On Wed, Sep 16, 2009 at 10:34 PM, Daniel Roizman droizman@gmail.com wrote: > http://supermicro.com/products/chassis/4U/?chs=846 > > it's no backblaze but 24 drives, redundant power and choice of backplane > feels less risky than the backblaze route.? thanks to everyone's feedback, > I'm trying to up the spindle count and this seems to be a cost effective > route to it.

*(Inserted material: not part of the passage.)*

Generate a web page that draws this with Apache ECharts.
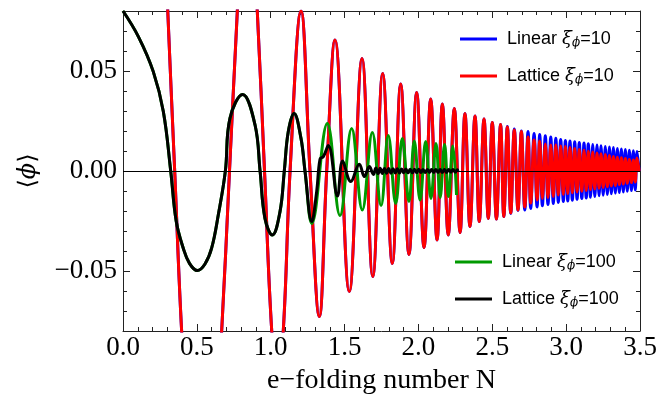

I have one SuperMicro chassis for a custom-built NAS, and it's been working fine for a couple of years now. It took a lot of time to get SLES installed on there, due to driver issues. I recommend saving some labor time by going with a vendor like Silicon Mechanics instead:

http://www.siliconmechanics.com/c7/storage.php

They have a wide variety of options in chassis types, controllers, motherboards, and processors. They will pre-install any free (as in speech) OS for little or no charge, so that's a good cheap way to determine your distro will work on the hardware, even if you don't get an OEM license from them. The more pieces you buy from them, the more they will support on their on-site warranty options, which also means much less maintenance work for you in the long run.

I recommend LSI RAID Controllers on most Linux distros. If you get 3ware, stay away from bleeding edge product line, as driver support of many distros tends to lag release time by about a year.